Create an affirmative environment
Yes, your team loves their work, but they also need a spoonful of sugar to help it all go down as effectively as possible. Put the emphasis on optimism as much as possible. For our marketing team, this translates as “always assume best intentions.” As a team, we have committed to always treating everyone’s words, efforts and actions as good, positive intention for the good of the group. We have found this goes a long way in eliminating mistrust and worry over perception.
EQ Excellence: Having a sunny disposition doesn’t mean you have to sing a musical. It just means that your team operates from a place of positivity as much as possible.
Problem solve proactively
With an emotionally intelligent team, no one should struggle with a problem alone. And no one leaves a problem unattended with the assumption that it is someone else’s stress to deal with. At Trello, this has developed into the creed of don’t do nothing. We are all empowered to take initiative on a problem, in any part of the company, that needs attention. Because of this we are not left isolated to deal with stress in our areas of expertise alone.

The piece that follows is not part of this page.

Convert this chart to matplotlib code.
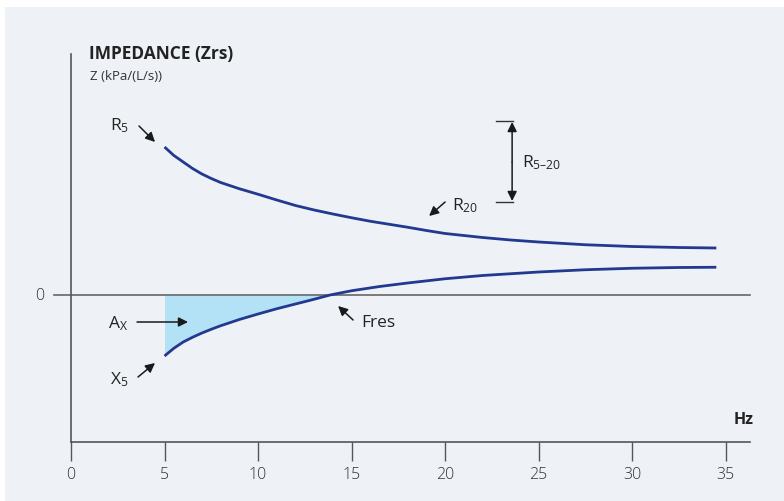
import matplotlib
matplotlib.use("Agg")
import matplotlib.pyplot as plt
import numpy as np
from matplotlib.patches import Rectangle

FONT = 'Open Sans'
plt.rcParams['font.family'] = [FONT, 'DejaVu Sans']
plt.rcParams['mathtext.fontset'] = 'custom'
plt.rcParams['mathtext.rm'] = FONT + ':medium'
plt.rcParams['mathtext.default'] = 'regular'

# Data (Hz, kPa/(L/s), scale)
freq_r = [5, 5.5, 6, 6.5, 7, 7.5, 8, 9, 10, 11, 12, 13, 14, 15, 16, 17, 18, 19, 20,
          22, 23.5, 25, 27.5, 30, 32.5, 34.5]
resistance = [0.592, 0.558, 0.532, 0.506, 0.484, 0.466, 0.450, 0.425, 0.403, 0.380,
              0.358, 0.340, 0.324, 0.309, 0.295, 0.283, 0.271, 0.258, 0.246,
              0.230, 0.220, 0.212, 0.201, 0.194, 0.190, 0.188]
freq_x = [5, 5.5, 6, 6.5, 7, 7.5, 8, 9, 10, 11, 12, 13, 13.85, 15, 16.5, 18, 20,
          22, 25, 27.5, 30, 32.5, 34.5]
reactance = [-0.244, -0.213, -0.188, -0.169, -0.152, -0.137, -0.123, -0.098, -0.076,
             -0.055, -0.036, -0.017, 0.0, 0.017, 0.034, 0.048, 0.065, 0.078, 0.092,
             0.101, 0.107, 0.110, 0.111]
xticks = [0, 5, 10, 15, 20, 25, 30, 35]

W, H = 784, 502
fig = plt.figure(figsize=(W / 100, H / 100), dpi=100)
fig.patch.set_facecolor('white')
fig.patches.append(Rectangle((5 / W, 0), 1, 1 - 8 / H, transform=fig.transFigure,
                             facecolor='#eef2f7', edgecolor='none', zorder=-10))

left, right = 71 / W, 750 / W
bottom, top = (H - 442.7) / H, (H - 55) / H
ax = fig.add_axes([left, bottom, right - left, top - bottom])
ax.set_facecolor('none')

ppu = 250.0
ax.set_xlim(0, 36.3)
ax.set_ylim((296 - 442.7) / ppu, (296 - 55) / ppu)

axis_col = '#555555'
for s in ['top', 'right']:
    ax.spines[s].set_visible(False)
for s in ['left', 'bottom']:
    ax.spines[s].set_color(axis_col)
    ax.spines[s].set_linewidth(1.2)
ax.set_yticks([])
ax.set_xticks(xticks)
ax.tick_params(axis='x', direction='out', length=13.5, width=1.0, color=axis_col,
               labelsize=11.5, labelcolor='#333333', pad=4)
for t in ax.get_xticklabels():
    t.set_fontweight('light')

# zero line
ax.plot([-0.9, 36.3], [0, 0], color='#666666', lw=1.2, clip_on=False, zorder=2)
ax.text(-1.7, 0, '0', ha='center', va='center', fontsize=11.5, color='#333333',
        fontweight='light')

line_col = '#22398f'
fx = np.array(freq_x)
xv = np.array(reactance)
ax.fill_between(fx, xv, 0, where=xv <= 0, interpolate=True, color='#b3e1f6', lw=0, zorder=1)
ax.plot(freq_r, resistance, color=line_col, lw=2.0, zorder=3, solid_capstyle='butt')
ax.plot(freq_x, reactance, color=line_col, lw=2.0, zorder=3, solid_capstyle='butt')

fig.text(89 / W, 1 - 54 / H, 'IMPEDANCE (Zrs)', fontsize=12.5, fontweight='bold',
         color='#222222', va='center', ha='left')
fig.text(90 / W, 1 - 77 / H, 'Z (kPa/(L/s))', fontsize=9.5, color='#333333',
         va='center', ha='left')
fig.text(734 / W, 1 - 420 / H, 'Hz', fontsize=11.5, fontweight='bold',
         color='#222222', va='center', ha='left')

def data_from_px(xp, yp):
    return ((xp - 71) / 18.7, (296 - yp) / ppu)

def label(xp, yp, s, size=12.5):
    x, y = data_from_px(xp, yp)
    ax.text(x, y, s, fontsize=size, color='#222222', ha='left', va='center',
            fontweight='medium', clip_on=False)

def arrow(x0p, y0p, x1p, y1p, style='-|>', ms=14):
    ax.annotate('', xy=data_from_px(x1p, y1p), xytext=data_from_px(x0p, y0p),
                arrowprops=dict(arrowstyle=style, color='#1a1a1a', lw=1.1,
                                mutation_scale=ms, shrinkA=0, shrinkB=0),
                annotation_clip=False)

label(110, 126, 'R$_{5}$')
arrow(139, 127, 155, 143)
label(452, 206, 'R$_{20}$')
arrow(445, 203, 429, 217)
label(522, 163, 'R$_{5\u201320}$')
for yb in (122, 203):
    x0, y = data_from_px(496, yb)
    x1, _ = data_from_px(513, yb)
    ax.plot([x0, x1], [y, y], color='#333333', lw=1.0, clip_on=False)
arrow(512, 163, 512, 123)
arrow(512, 163, 512, 202)
label(108, 324, 'A$_{X}$')
arrow(137, 323, 188, 323)
label(110, 380, 'X$_{5}$')
arrow(138, 378, 155, 364)
label(361, 323, 'Fres')
arrow(353, 321, 338, 307)

fig.savefig('out.png', dpi=100, facecolor=fig.get_facecolor())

EQ Excellence: Many hands make light work. Proactive problem-solving as a team means that no one is an island, and no one does nothing when something needs to be addressed.
Behave with care
This is a basic, grade school lesson that we probably all need to work on from time to time: Treat others as you’d like to be treated. This includes compassion for personal struggles, validation of each other’s value and support for the effort each of you is putting into your shared goals.
EQ Excellence: Have each other’s back, y’all! Say please and thank you, take the time to have a vested interest in each other’s state of being. You don’t have to be best friends, but you have to be great teammates.
Understand your organization (for real)
Your team might be totally in sync, but how does your tight team fit within the larger group? Close teams can be clique-y, and a hyper-inward focus can leave other groups within the company out of the loop.
This might be a marketing team who launches a major campaign without considering the influx of support tickets during an already-busy renewal season. It could be a dev team that ignores an administrative feature request because it doesn’t seem as important to them as a new software update.
Consider taking rotating turns acting as liaisons with other departments, or field external feedback on major initiatives that impact the company as a whole. Enjoy the goodwill you receive in return!
EQ Excellence: Don’t be that group in the lunchroom. Keep your team open to the perspectives and experiences of other teams and individuals in your company.
Build external relationships
This EQ norm takes action on your team’s organizational understanding. Some of our developers recently started a Trello “Coffee Talks” series where they break down technical concepts for non-technical team members in an informative way.
At our monthly Town Hall meetings, different teams present their latest projects in an open forum style that invites external employees to get involved or offer ideas. We also have a weekly informal Mr. Rogers meetup series that lets people chat cross-team, just for fun. We are always aiming to offer new and interesting inroads for people to connect and build relationships.
EQ Excellence: Be ambassadors of your field. Aim to empower others with your team’s expertise, and invite curiosity with active outreach.
EQ development is an on-going commitment to the wellbeing and productivity of your team, but it doesn’t have to be complicated. Trust, understanding and support are built by the little, everyday things that make a group of people into a team. Group hug!